In general, more aggregate demand would be useful. At the same time, the actual needs vary across different countries and regions. The euro area, for example, needs to liberalize its labor and product markets to increase flexibility, and India needs more investment and lower barriers to trade for its manufacturing sector to grow, Gros said.

When growth slows, typical policy options include monetary and fiscal policy to address cyclical slowdowns as well as structural reform to address structural slowdowns. Ohnsorge said the current slowdown underway in emerging markets has both cyclical and structural features, so both policy options could be considered.

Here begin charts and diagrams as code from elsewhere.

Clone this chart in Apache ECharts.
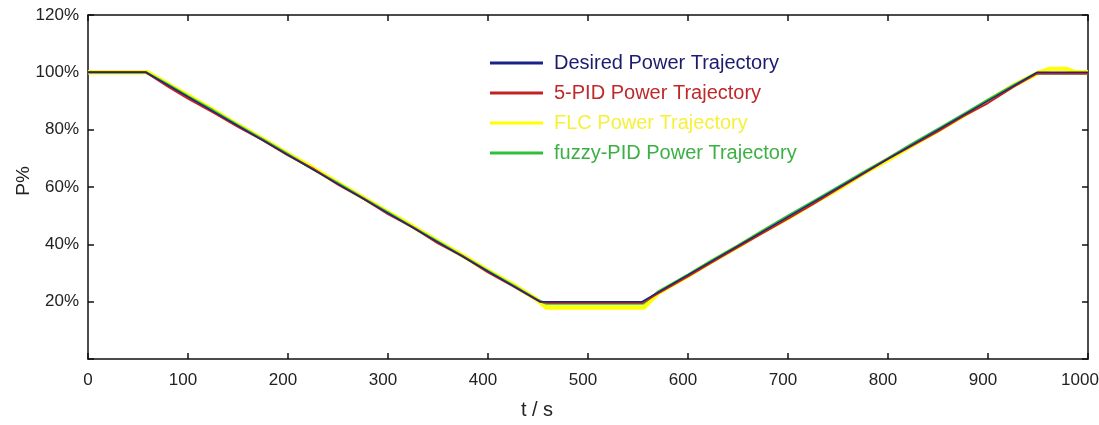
<!DOCTYPE html>
<html>
<head>
<meta charset="utf-8">
<script src="https://cdn.jsdelivr.net/npm/echarts@6/dist/echarts.min.js"></script>
<style>
  html, body { margin: 0; padding: 0; background: #fff; }
  #chart { width: 1099px; height: 425px; }
</style>
</head>
<body>
<div id="chart"></div>
<script>
// t / s and P%
const desired = [[0, 100], [58, 100], [452, 20], [554, 20], [949, 100], [1000, 100]];
const pid5 = [[0, 100], [58, 100], [80, 95], [100, 90.8], [125, 86], [150, 81], [175, 76.3],
  [200, 71], [225, 66.4], [250, 60.8], [275, 56], [300, 50.5], [325, 45.9], [350, 40.3], [375, 35.8],
  [400, 30.2], [425, 25.4], [452, 20], [460, 19.6], [554, 19.6], [570, 22.9], [600, 28.8], [625, 34],
  [650, 39], [675, 44], [700, 49], [725, 54], [750, 59.3], [775, 64.6], [800, 69.8], [825, 74.6],
  [850, 79.4], [875, 84.6], [900, 89.3], [925, 94.8], [949, 99.6], [1000, 99.6]];
const flc = [[0, 100], [60, 100], [80, 95.9], [100, 91.9], [125, 86.9], [150, 81.6], [175, 76.7],
  [200, 71.5], [225, 66.6], [250, 61.4], [275, 56.3], [300, 51.2], [325, 46.2], [350, 41], [375, 36],
  [400, 30.8], [425, 25.9], [448, 21], [458, 18], [556, 18], [570, 23], [600, 29], [625, 34.3],
  [650, 39.2], [675, 44.5], [700, 49.2], [725, 54.4], [750, 59.3], [775, 64.7], [800, 69.5], [825, 74.7],
  [850, 79.7], [875, 84.8], [900, 90], [925, 95.3], [950, 99.8], [962, 101.2], [978, 101.2], [988, 100], [1000, 100]];
const fuzzyPid = [[0, 100], [58, 100], [80, 95.7], [100, 91.6], [125, 86.7], [150, 81.5], [175, 76.5],
  [200, 71.4], [225, 66.2], [250, 61.3], [275, 56.1], [300, 51.1], [325, 45.9], [350, 40.9], [375, 35.8],
  [400, 30.7], [425, 25.7], [450, 20.5], [458, 19.4], [555, 19.4], [570, 23.4], [600, 29.4], [625, 34.6],
  [650, 39.6], [675, 44.8], [700, 49.9], [725, 54.9], [750, 60], [775, 65], [800, 70], [825, 75.2],
  [850, 80.2], [875, 85.3], [900, 90.4], [925, 95.4], [948, 99.6], [1000, 99.6]];

const seriesNames = ['Desired Power Trajectory', '5-PID Power Trajectory', 'FLC Power Trajectory', 'fuzzy-PID Power Trajectory'];
const lineColors = ['#1c2388', '#c42222', '#ffff00', '#2fbf3a'];
const textColors = ['#1c1c6e', '#c0282a', '#f6f03c', '#3cb043'];

const FONT = 'Liberation Sans';
const axisLine = () => ({ show: true, onZero: false, lineStyle: { color: '#111', width: 1.5 } });
const axisTick = () => ({ show: true, inside: true, length: 6, lineStyle: { color: '#111', width: 1.5 } });

const chart = echarts.init(document.getElementById('chart'));
chart.setOption({
  animation: false,
  backgroundColor: '#fff',
  textStyle: { fontFamily: FONT },
  grid: { left: 88, right: 11, top: 15, bottom: 66, outerBoundsMode: 'none', containLabel: false },
  legend: {
    orient: 'vertical',
    left: 490, top: 53, padding: 0,
    itemWidth: 53, itemHeight: 3, itemGap: 10,
    icon: 'rect',
    data: seriesNames.map((n, i) => ({
      name: n,
      textStyle: { color: textColors[i], fontSize: 20, fontFamily: FONT, padding: [0, 0, 0, 6] }
    }))
  },
  xAxis: [{
    type: 'value', min: 0, max: 1000, interval: 100,
    name: 't / s', nameLocation: 'middle', nameGap: 41,
    nameTextStyle: { fontSize: 20, color: '#222', fontFamily: FONT, padding: [0, 102, 0, 0] },
    axisLine: axisLine(), axisTick: axisTick(), splitLine: { show: false },
    axisLabel: {
      fontSize: 17, color: '#222', margin: 13,
      formatter: v => v === 0 ? '0' : (v === 1000 ? '{e|1000}' : '{m|' + v + '}'),
      rich: {
        m: { fontSize: 17, color: '#222', padding: [0, 10, 0, 0] },
        e: { fontSize: 17, color: '#222', padding: [0, 16, 0, 0] }
      }
    }
  }, {
    type: 'value', min: 0, max: 1000, interval: 100, position: 'top',
    axisLine: axisLine(), axisTick: axisTick(), splitLine: { show: false }, axisLabel: { show: false }
  }],
  yAxis: [{
    type: 'value', min: 0, max: 120, interval: 20,
    name: 'P%', nameLocation: 'middle', nameGap: 55, nameRotate: 90, nameMoveOverlap: false,
    nameTextStyle: { fontSize: 19, color: '#222', fontFamily: FONT, padding: [0, 0, 0, 12] },
    axisLine: axisLine(), axisTick: axisTick(), splitLine: { show: false },
    axisLabel: { fontSize: 17, color: '#222', margin: 9, formatter: v => v === 0 ? '' : v + '%' }
  }, {
    type: 'value', min: 0, max: 120, interval: 20, position: 'right',
    axisLine: axisLine(), axisTick: axisTick(), splitLine: { show: false }, axisLabel: { show: false }
  }],
  series: [
    { name: seriesNames[2], type: 'line', data: flc, showSymbol: false, z: 1,
      lineStyle: { color: lineColors[2], width: 4.5 }, itemStyle: { color: lineColors[2] } },
    { name: seriesNames[3], type: 'line', data: fuzzyPid, showSymbol: false, z: 2,
      xAxisIndex: 1, yAxisIndex: 1,
      lineStyle: { color: lineColors[3], width: 2.5 }, itemStyle: { color: lineColors[3] } },
    { name: seriesNames[1], type: 'line', data: pid5, showSymbol: false, z: 3,
      lineStyle: { color: lineColors[1], width: 2 }, itemStyle: { color: lineColors[1] } },
    { name: seriesNames[0], type: 'line', data: desired, showSymbol: false, z: 4,
      lineStyle: { color: lineColors[0], width: 1.5 }, itemStyle: { color: lineColors[0] } }
  ]
});
</script>
</body>
</html>
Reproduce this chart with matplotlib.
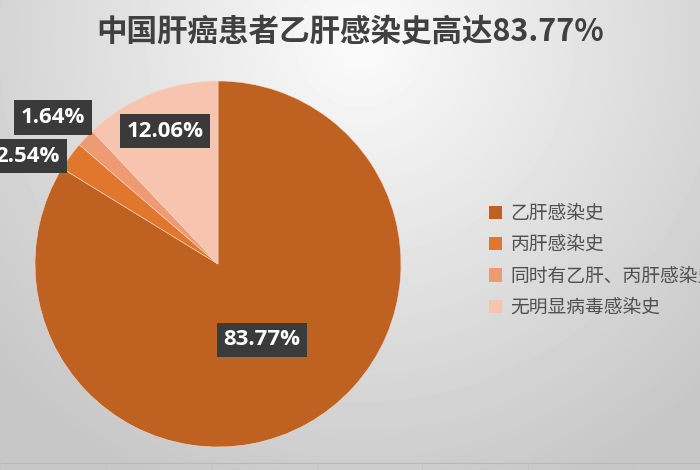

“The problem is that many countries have run out of room for monetary and fiscal stimulus, leaving structural reform as the only solution that would have a big impact,” Ohnsorge said.

The major emerging markets have structural problems that cannot really be solved by monetary or fiscal policy,” Gros said. The oil exporters need tighter fiscal policy, while other emerging markets need to increase their productivity, and some need to either increase or lower their investments, he said.

Apparently, markets lack the capacity to easily undergo a structural self-correction, and the “Great Malaise” predicted by the Nobel laureate Joseph Stiglitz will continue to haunt the global economy unless the problem of insufficient aggregate demand is solved.

 

Jiang Hong is a reporter at the Chinese Social Sciences Today.